Food giant Danone is another early customer of Workplace, and close to a third of its employees are factory workers. That poses a strong delineation with Slack, which is more associated with white-collar professionals who are chained to their desks.  

Workplace’s business model is also an anomaly in the Facebook universe. Rather than monetize with ads, it makes money through subscription fees.

“You really have to think of it as an independent SaaS company inside Facebook, monetizing in a different way,” Workplace director Codorniou told Forbes in an interview in London last year. “There’s no ads, no social graph, no targeting.”   

Workplace offers a free version for small companies and also charges $3 per-active-user-per-month for a premium service, which comes with administrative controls and monitoring tools.

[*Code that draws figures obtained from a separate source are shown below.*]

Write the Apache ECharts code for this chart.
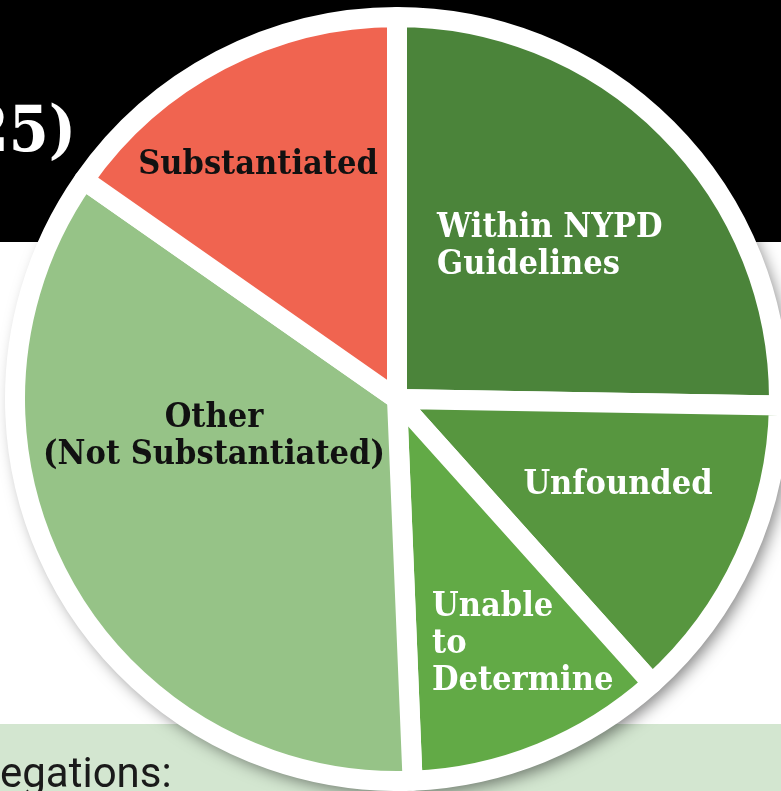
<!DOCTYPE html>
<html>
<head>
<meta charset="utf-8">
<script src="https://cdn.jsdelivr.net/npm/echarts@6/dist/echarts.min.js"></script>
<style>
  html, body { margin: 0; padding: 0; background: #fff; }
  #chart { width: 781px; height: 791px; }
</style>
</head>
<body>
<div id="chart"></div>
<script>
// shares of allegation outcomes (percent)
const categories = ['Within NYPD\nGuidelines', 'Unfounded', 'Unable\nto\nDetermine', 'Other\n(Not Substantiated)', 'Substantiated'];
const shares = [25.3, 13.1, 11.0, 35.4, 15.3];

const sliceColors = ['#4b843a', '#57963f', '#62aa46', '#96c387', '#f06450'];
const labelColors = ['#fff', '#fff', '#fff', '#111', '#111'];

// where each label sits (x, y, align)
const labelSpots = [
  [437, 247, 'left'],
  [618, 485, 'center'],
  [432, 644, 'left'],
  [214, 437, 'center'],
  [258, 165, 'center']
];

const CENTER = [397, 399];
const slabFont = "'DejaVu Serif Condensed', 'DejaVu Serif', serif";

const chart = echarts.init(document.getElementById('chart'), null, { renderer: 'canvas' });

chart.setOption({
  animation: false,
  graphic: [
    { type: 'rect', z: -10, shape: { x: 0, y: 0, width: 781, height: 242 }, style: { fill: '#000' } },
    { type: 'rect', z: -10, shape: { x: 0, y: 724, width: 781, height: 67 }, style: { fill: '#d3e6d0' } },
    {
      type: 'text', z: -9,
      style: { text: '25)', x: 76, y: 134, align: 'right', verticalAlign: 'middle',
               fill: '#fff', font: "bold 64px " + slabFont }
    },
    {
      type: 'text', z: -9,
      style: { text: 'egations:', x: 0, y: 776, align: 'left', verticalAlign: 'middle',
               fill: '#1a1a1a', font: "42px Roboto, sans-serif" }
    }
  ],
  series: [
    {
      // white backing disc with soft shadow
      type: 'pie',
      center: CENTER,
      radius: 389,
      silent: true,
      z: 1,
      label: { show: false },
      labelLine: { show: false },
      emphasis: { disabled: true },
      data: [{ value: 1 }],
      itemStyle: {
        color: '#fff',
        shadowBlur: 16,
        shadowOffsetX: 5,
        shadowOffsetY: 6,
        shadowColor: 'rgba(0,0,0,0.5)'
      }
    },
    {
      type: 'pie',
      center: CENTER,
      radius: 382,
      startAngle: 90,
      clockwise: true,
      z: 2,
      avoidLabelOverlap: false,
      emphasis: { disabled: true },
      itemStyle: { borderColor: '#fff', borderWidth: 20, borderJoin: 'round' },
      label: {
        show: true,
        position: 'inside',
        formatter: '{b}',
        fontFamily: slabFont,
        fontWeight: 'bold',
        fontSize: 34,
        lineHeight: 37
      },
      labelLine: { show: false },
      labelLayout: function (p) {
        const s = labelSpots[p.dataIndex];
        return { x: s[0], y: s[1], align: s[2], verticalAlign: 'middle' };
      },
      data: categories.map((name, i) => ({
        name,
        value: shares[i],
        itemStyle: { color: sliceColors[i] },
        label: { color: labelColors[i] }
      }))
    }
  ]
});
</script>
</body>
</html>
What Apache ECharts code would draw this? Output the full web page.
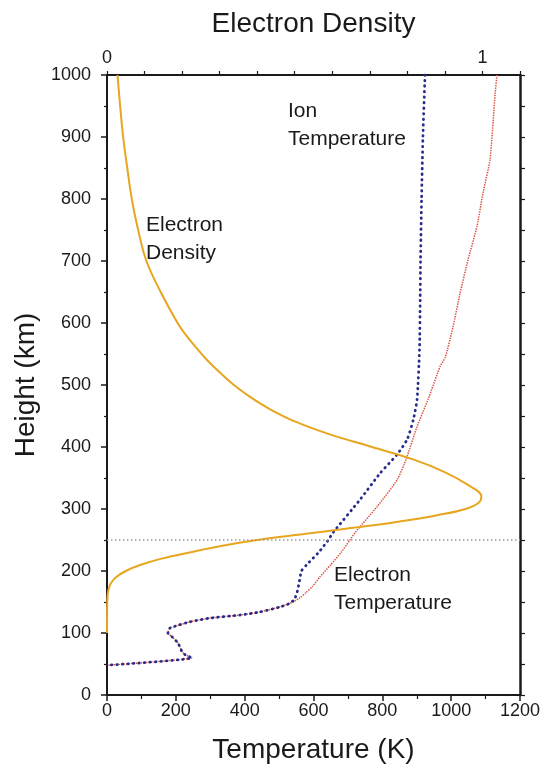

The payment model is designed so that if employees aren’t actively using the service, their bosses don’t have to pay for it.  

While Slack has been billed as an “email killer,” Facebook executives have talked of Workplace as being a platform for exchanging ideas and giving staff a voice, particularly blue-collar staff.

“It usually replaces mailing lists, newsletters, intranets that no one is using,” Codorniou said. “And the behavior we want to replace is the CEO sending an email that no one replies to. That new generation of CEOs want feedback.”

Whether their staff want to use Workplace in the long term is still an open question.